Nvidia reported revenues of $4.73 billion for its third fiscal quarter ended October 25, up 57% from a year earlier. The revenues and non-GAAP earnings per share of $2.91 a share beat expectations as new gaming hardware and AI products generated strong demand.
A year ago, Nvidia reported non-GAAP earnings per share of $1.78 revenues of $3.01 billion. Santa Clara, California-based Nvidia makes graphics processing units (GPUs) that can be used for games, AI, and datacenter computing. While many businesses have been hit hard by the pandemic, Nvidia has seen a boost in those areas.
Analysts expected Nvidia to post earnings of $2.57 a share on revenue of $4.41 billion.
During the quarter, Nvidia launched its 3000 series of GeForce RTX graphics cards with real-time ray tracing, helping the PC maintain its graphics competitiveness in the face of new gaming consoles from Microsoft and Sony. Our own Jeff Grubb said the new Nvidia graphics card was more exciting than the consoles. In an analyst call, CEO Jensen Huang said the company will continue to ramp fast with the 3000 series and it’s one of its best launches ever.

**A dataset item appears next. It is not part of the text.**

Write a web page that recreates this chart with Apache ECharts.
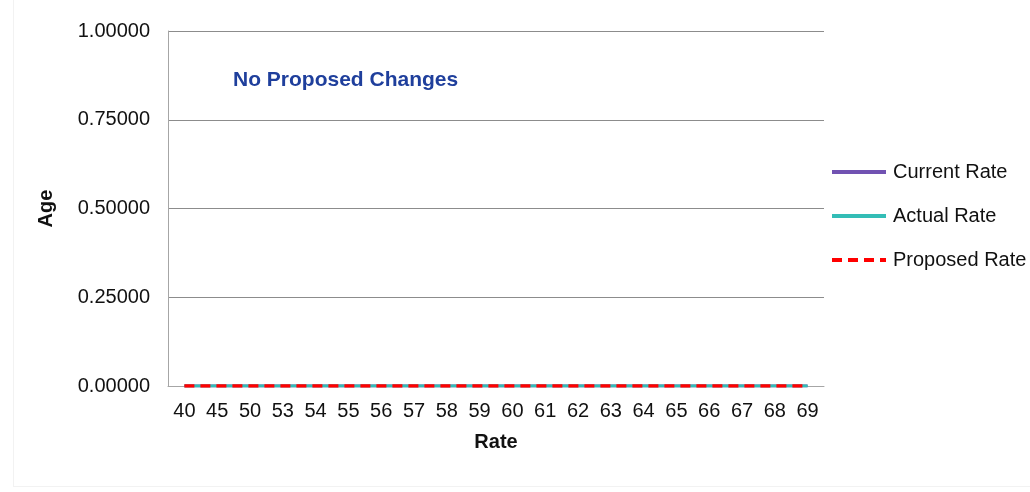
<!DOCTYPE html>
<html>
<head>
<meta charset="utf-8">
<script src="https://cdn.jsdelivr.net/npm/echarts@6/dist/echarts.min.js"></script>
<style>
  html, body { margin: 0; padding: 0; background: #ffffff; }
  #frame { position: absolute; left: 13px; top: 0; width: 1017px; height: 486px; border-left: 1px solid #f2f2f2; border-bottom: 1px solid #f2f2f2; background: #fff; }
  #chart { position: absolute; left: 0; top: 0; width: 1030px; height: 492px; }
</style>
</head>
<body>
<div id="frame"></div>
<div id="chart"></div>
<script>
const rates = ['40', '45', '50', '53', '54', '55', '56', '57', '58', '59',
  '60', '61', '62', '63', '64', '65', '66', '67', '68', '69'];
const currentRate = [0, 0, 0, 0, 0, 0, 0, 0, 0, 0, 0, 0, 0, 0, 0, 0, 0, 0, 0, 0];
const actualRate = [0, 0, 0, 0, 0, 0, 0, 0, 0, 0, 0, 0, 0, 0, 0, 0, 0, 0, 0, 0];
const proposedRate = [0, 0, 0, 0, 0, 0, 0, 0, 0, 0, 0, 0, 0, 0, 0, 0, 0, 0, 0, 0];
const note = 'No Proposed Changes';

const font = 'Liberation Sans, Arial, sans-serif';
const fs = 20;

const myChart = echarts.init(document.getElementById('chart'), null, { renderer: 'canvas' });

const option = {
  backgroundColor: 'transparent',
  animation: false,
  textStyle: { fontFamily: font },
  title: {
    text: note,
    left: 228,
    top: 65,
    textStyle: { color: '#1f3f9c', fontSize: 21, fontWeight: 'bold', fontFamily: font }
  },
  legend: {
    orient: 'vertical',
    left: 825,
    top: 157,
    itemWidth: 54,
    itemHeight: 4,
    itemGap: 24,
    itemStyle: { opacity: 0 },
    lineStyle: { width: 4 },
    textStyle: { fontSize: fs, color: '#111', fontFamily: font, padding: [0, 0, 0, 2] },
    data: ['Current Rate', 'Actual Rate', 'Proposed Rate']
  },
  grid: {
    left: 168,
    right: 206,
    top: 31,
    bottom: 106
  },
  xAxis: {
    type: 'category',
    data: rates,
    boundaryGap: true,
    name: 'Rate',
    nameLocation: 'middle',
    nameGap: 46,
    nameTextStyle: { fontSize: fs, fontWeight: 'bold', color: '#111' },
    axisLine: { lineStyle: { color: '#a6a6a6', width: 1 } },
    axisTick: { show: false },
    axisLabel: { fontSize: fs, color: '#111', margin: 15, interval: 0 }
  },
  yAxis: {
    type: 'value',
    min: 0,
    max: 1,
    interval: 0.25,
    name: 'Age',
    nameLocation: 'middle',
    nameGap: 112,
    nameTextStyle: { fontSize: fs, fontWeight: 'bold', color: '#111' },
    axisLine: { show: true, lineStyle: { color: '#a6a6a6', width: 1 } },
    axisTick: { show: false },
    splitLine: { lineStyle: { color: '#8c8c8c', width: 1 } },
    axisLabel: {
      fontSize: fs,
      color: '#111',
      margin: 18,
      formatter: v => v.toFixed(5)
    }
  },
  series: [
    {
      name: 'Current Rate',
      type: 'line',
      data: currentRate,
      symbol: 'none',
      color: '#7152b2',
      lineStyle: { width: 3, color: '#7152b2' }
    },
    {
      name: 'Actual Rate',
      type: 'line',
      data: actualRate,
      symbol: 'none',
      color: '#33bdb6',
      lineStyle: { width: 3, color: '#33bdb6' }
    },
    {
      name: 'Proposed Rate',
      type: 'line',
      data: proposedRate,
      symbol: 'none',
      color: '#ff0000',
      lineStyle: { width: 3.5, color: '#ff0000', type: [10, 6] }
    }
  ]
};

myChart.setOption(option);
</script>
</body>
</html>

Datacenter revenue was $1.9 billion, up 162% from a year earlier, while gaming revenues were $2.27 billion, up 37% from a year ago. While datacenter was bigger in the previous quarter, Nvidia’s gaming revenue was bigger this time.
Professional visualization was $236 million, down 27% from a year ago. Also down was automotive revenue at $125 million, a 23% drop. But some sectors fared better.
Nvidia’s stock is down slightly at $536.25 a share in after-hours trading.
Earlier this year, Nvidia completed its $7 billion acquisition of Mellanox, which makes key technologies for connecting chips in datacenters. Mellanox revenue is included in the CPU and networking segment.
Nvidia is also in talks with regulators about getting approval for its $40 billion acquisition of Arm. The Mellanox deal took a long time to get approval. To help get approval, Nvidia says it keep Arm’s employees in place and hire more to create a world-class AI lab in Cambridge, England.
Huang said in a statement that the company is firing on all cylinders and hit record revenues in gaming, datacenter, and overall categories.
“The new Nvidia GeForce RTX GPU provides our largest-ever generational leap and demand is overwhelming. Nvidia RTX has made ray tracing the new standard in gaming,” he said.
Regarding AI, he said, “We are continuing to raise the bar with Nvidia AI. Our A100 compute platform is ramping fast, with the top cloud companies deploying it globally. We swept the industry AI inference benchmark, and our customers are moving some of the world’s most popular AI services into production, powered by Nvidia technology.”
Back in April, Nvidia launched its Ampere-based A100 GPU, an enormous AI chip with 54 billion transistors and a design based on a new generation of AI technology. And on Monday, Nvidia launched a new 80GB version.
For the fourth fiscal quarter, Nvidia itself expected revenue of $4.8 billion and non-GAA gross profit margins of 65.5%.
Patrick Moorhead, an analyst at Moor Insights & Strategy, said in an email to GamesBeat that Nvidia had a good quarter.
“In gaming, Nvidia is taking advantage of more people staying home and gaming with a very competitive 3000 Series product line,” Moorhead said. “I will be closely watching in the next quarter for competitive impacts and improvements due to major game titles dropping, like the new Call of Duty Black Ops Cold War.”
He added, “Datacenter saw big increases from the Mellanox addition, but more of the growth was organic from machine learning. Finally, I’m not surprised in the auto declines as the industry is still in a bit of flux from Covid-19 impacts. I am expecting a sequential improvement in automotive.”